▸ **Your goal**: Return all of the data exactly as written, without the pictures.

▸ **Recorded data**:
________________________________________

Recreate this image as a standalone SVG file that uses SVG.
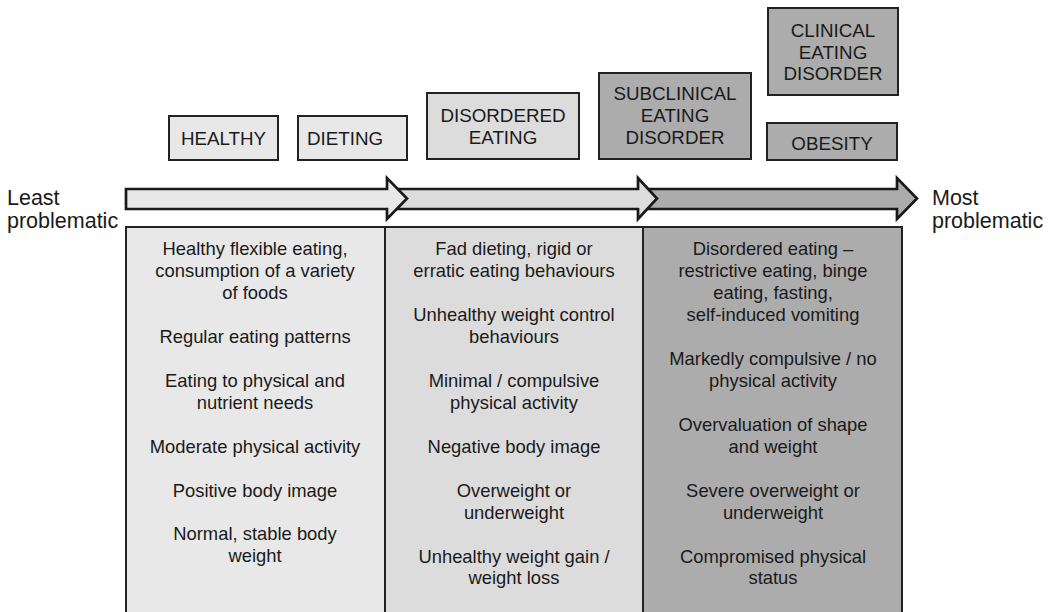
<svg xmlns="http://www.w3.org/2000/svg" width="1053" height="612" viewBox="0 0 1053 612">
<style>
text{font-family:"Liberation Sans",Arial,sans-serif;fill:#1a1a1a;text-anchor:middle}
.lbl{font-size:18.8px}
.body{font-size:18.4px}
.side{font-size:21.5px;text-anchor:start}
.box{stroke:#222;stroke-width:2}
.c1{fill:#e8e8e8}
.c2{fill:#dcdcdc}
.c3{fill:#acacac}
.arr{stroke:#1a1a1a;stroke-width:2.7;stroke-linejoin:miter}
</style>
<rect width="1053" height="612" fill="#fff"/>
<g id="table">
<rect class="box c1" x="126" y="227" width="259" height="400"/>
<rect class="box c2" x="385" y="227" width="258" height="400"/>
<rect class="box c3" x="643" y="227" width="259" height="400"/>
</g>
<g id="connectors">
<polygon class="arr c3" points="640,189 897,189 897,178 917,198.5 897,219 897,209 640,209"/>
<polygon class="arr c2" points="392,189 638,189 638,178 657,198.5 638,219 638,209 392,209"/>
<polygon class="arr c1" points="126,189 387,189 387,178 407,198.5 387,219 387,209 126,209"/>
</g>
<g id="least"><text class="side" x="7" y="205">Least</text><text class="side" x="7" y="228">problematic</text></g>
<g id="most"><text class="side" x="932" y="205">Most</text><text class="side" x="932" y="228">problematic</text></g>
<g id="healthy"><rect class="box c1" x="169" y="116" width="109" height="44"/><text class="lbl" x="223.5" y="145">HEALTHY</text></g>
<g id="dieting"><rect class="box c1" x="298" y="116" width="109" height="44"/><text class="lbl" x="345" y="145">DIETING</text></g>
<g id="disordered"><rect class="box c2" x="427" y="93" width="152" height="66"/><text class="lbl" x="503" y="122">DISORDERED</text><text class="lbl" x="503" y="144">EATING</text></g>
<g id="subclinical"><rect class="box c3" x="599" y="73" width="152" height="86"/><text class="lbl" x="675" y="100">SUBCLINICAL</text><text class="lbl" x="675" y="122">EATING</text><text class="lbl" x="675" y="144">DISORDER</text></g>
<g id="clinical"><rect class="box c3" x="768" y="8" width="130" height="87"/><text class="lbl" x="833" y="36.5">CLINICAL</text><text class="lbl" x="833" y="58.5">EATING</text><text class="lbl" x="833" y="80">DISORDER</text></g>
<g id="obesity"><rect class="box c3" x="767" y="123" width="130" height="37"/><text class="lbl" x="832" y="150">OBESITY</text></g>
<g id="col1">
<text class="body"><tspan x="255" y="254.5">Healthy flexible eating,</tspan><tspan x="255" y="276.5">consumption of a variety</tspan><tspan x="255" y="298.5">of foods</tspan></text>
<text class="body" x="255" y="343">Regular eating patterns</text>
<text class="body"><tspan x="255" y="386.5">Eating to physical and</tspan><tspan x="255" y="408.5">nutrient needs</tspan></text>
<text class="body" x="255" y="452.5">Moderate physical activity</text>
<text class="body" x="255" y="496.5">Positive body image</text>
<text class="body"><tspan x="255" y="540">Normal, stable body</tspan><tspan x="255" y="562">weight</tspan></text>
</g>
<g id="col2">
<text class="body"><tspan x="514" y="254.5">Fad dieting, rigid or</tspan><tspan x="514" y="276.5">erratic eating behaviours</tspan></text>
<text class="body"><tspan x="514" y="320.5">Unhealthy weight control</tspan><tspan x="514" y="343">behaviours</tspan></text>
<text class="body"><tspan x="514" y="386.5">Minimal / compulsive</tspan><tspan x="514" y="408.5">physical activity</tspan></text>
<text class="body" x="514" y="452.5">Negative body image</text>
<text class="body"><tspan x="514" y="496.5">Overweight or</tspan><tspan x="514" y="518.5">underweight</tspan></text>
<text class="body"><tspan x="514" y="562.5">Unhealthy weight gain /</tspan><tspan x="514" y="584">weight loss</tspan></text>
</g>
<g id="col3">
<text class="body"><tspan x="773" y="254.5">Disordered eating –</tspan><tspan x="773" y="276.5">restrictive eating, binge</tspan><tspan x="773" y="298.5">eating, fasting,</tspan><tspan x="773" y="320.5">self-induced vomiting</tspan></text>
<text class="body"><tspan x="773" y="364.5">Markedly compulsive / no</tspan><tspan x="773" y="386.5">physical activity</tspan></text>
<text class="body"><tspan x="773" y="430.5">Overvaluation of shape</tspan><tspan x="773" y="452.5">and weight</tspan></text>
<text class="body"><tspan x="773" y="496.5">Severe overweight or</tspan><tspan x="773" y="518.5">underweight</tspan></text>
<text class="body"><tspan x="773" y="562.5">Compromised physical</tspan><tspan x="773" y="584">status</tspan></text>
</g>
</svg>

________________________________________

▸ **Task answer**:
Recreate this image as a standalone SVG file that uses SVG.
<svg xmlns="http://www.w3.org/2000/svg" width="1053" height="612" viewBox="0 0 1053 612">
<style>
text{font-family:"Liberation Sans",Arial,sans-serif;fill:#1a1a1a;text-anchor:middle}
.lbl{font-size:18.8px}
.body{font-size:18.4px}
.side{font-size:21.5px;text-anchor:start}
.box{stroke:#222;stroke-width:2}
.c1{fill:#e8e8e8}
.c2{fill:#dcdcdc}
.c3{fill:#acacac}
.arr{stroke:#1a1a1a;stroke-width:2.7;stroke-linejoin:miter}
</style>
<rect width="1053" height="612" fill="#fff"/>
<g id="table">
<rect class="box c1" x="126" y="227" width="259" height="400"/>
<rect class="box c2" x="385" y="227" width="258" height="400"/>
<rect class="box c3" x="643" y="227" width="259" height="400"/>
</g>
<g id="connectors">
<polygon class="arr c3" points="640,189 897,189 897,178 917,198.5 897,219 897,209 640,209"/>
<polygon class="arr c2" points="392,189 638,189 638,178 657,198.5 638,219 638,209 392,209"/>
<polygon class="arr c1" points="126,189 387,189 387,178 407,198.5 387,219 387,209 126,209"/>
</g>
<g id="least"><text class="side" x="7" y="205">Least</text><text class="side" x="7" y="228">problematic</text></g>
<g id="most"><text class="side" x="932" y="205">Most</text><text class="side" x="932" y="228">problematic</text></g>
<g id="healthy"><rect class="box c1" x="169" y="116" width="109" height="44"/><text class="lbl" x="223.5" y="145">HEALTHY</text></g>
<g id="dieting"><rect class="box c1" x="298" y="116" width="109" height="44"/><text class="lbl" x="345" y="145">DIETING</text></g>
<g id="disordered"><rect class="box c2" x="427" y="93" width="152" height="66"/><text class="lbl" x="503" y="122">DISORDERED</text><text class="lbl" x="503" y="144">EATING</text></g>
<g id="subclinical"><rect class="box c3" x="599" y="73" width="152" height="86"/><text class="lbl" x="675" y="100">SUBCLINICAL</text><text class="lbl" x="675" y="122">EATING</text><text class="lbl" x="675" y="144">DISORDER</text></g>
<g id="clinical"><rect class="box c3" x="768" y="8" width="130" height="87"/><text class="lbl" x="833" y="36.5">CLINICAL</text><text class="lbl" x="833" y="58.5">EATING</text><text class="lbl" x="833" y="80">DISORDER</text></g>
<g id="obesity"><rect class="box c3" x="767" y="123" width="130" height="37"/><text class="lbl" x="832" y="150">OBESITY</text></g>
<g id="col1">
<text class="body"><tspan x="255" y="254.5">Healthy flexible eating,</tspan><tspan x="255" y="276.5">consumption of a variety</tspan><tspan x="255" y="298.5">of foods</tspan></text>
<text class="body" x="255" y="343">Regular eating patterns</text>
<text class="body"><tspan x="255" y="386.5">Eating to physical and</tspan><tspan x="255" y="408.5">nutrient needs</tspan></text>
<text class="body" x="255" y="452.5">Moderate physical activity</text>
<text class="body" x="255" y="496.5">Positive body image</text>
<text class="body"><tspan x="255" y="540">Normal, stable body</tspan><tspan x="255" y="562">weight</tspan></text>
</g>
<g id="col2">
<text class="body"><tspan x="514" y="254.5">Fad dieting, rigid or</tspan><tspan x="514" y="276.5">erratic eating behaviours</tspan></text>
<text class="body"><tspan x="514" y="320.5">Unhealthy weight control</tspan><tspan x="514" y="343">behaviours</tspan></text>
<text class="body"><tspan x="514" y="386.5">Minimal / compulsive</tspan><tspan x="514" y="408.5">physical activity</tspan></text>
<text class="body" x="514" y="452.5">Negative body image</text>
<text class="body"><tspan x="514" y="496.5">Overweight or</tspan><tspan x="514" y="518.5">underweight</tspan></text>
<text class="body"><tspan x="514" y="562.5">Unhealthy weight gain /</tspan><tspan x="514" y="584">weight loss</tspan></text>
</g>
<g id="col3">
<text class="body"><tspan x="773" y="254.5">Disordered eating –</tspan><tspan x="773" y="276.5">restrictive eating, binge</tspan><tspan x="773" y="298.5">eating, fasting,</tspan><tspan x="773" y="320.5">self-induced vomiting</tspan></text>
<text class="body"><tspan x="773" y="364.5">Markedly compulsive / no</tspan><tspan x="773" y="386.5">physical activity</tspan></text>
<text class="body"><tspan x="773" y="430.5">Overvaluation of shape</tspan><tspan x="773" y="452.5">and weight</tspan></text>
<text class="body"><tspan x="773" y="496.5">Severe overweight or</tspan><tspan x="773" y="518.5">underweight</tspan></text>
<text class="body"><tspan x="773" y="562.5">Compromised physical</tspan><tspan x="773" y="584">status</tspan></text>
</g>
</svg>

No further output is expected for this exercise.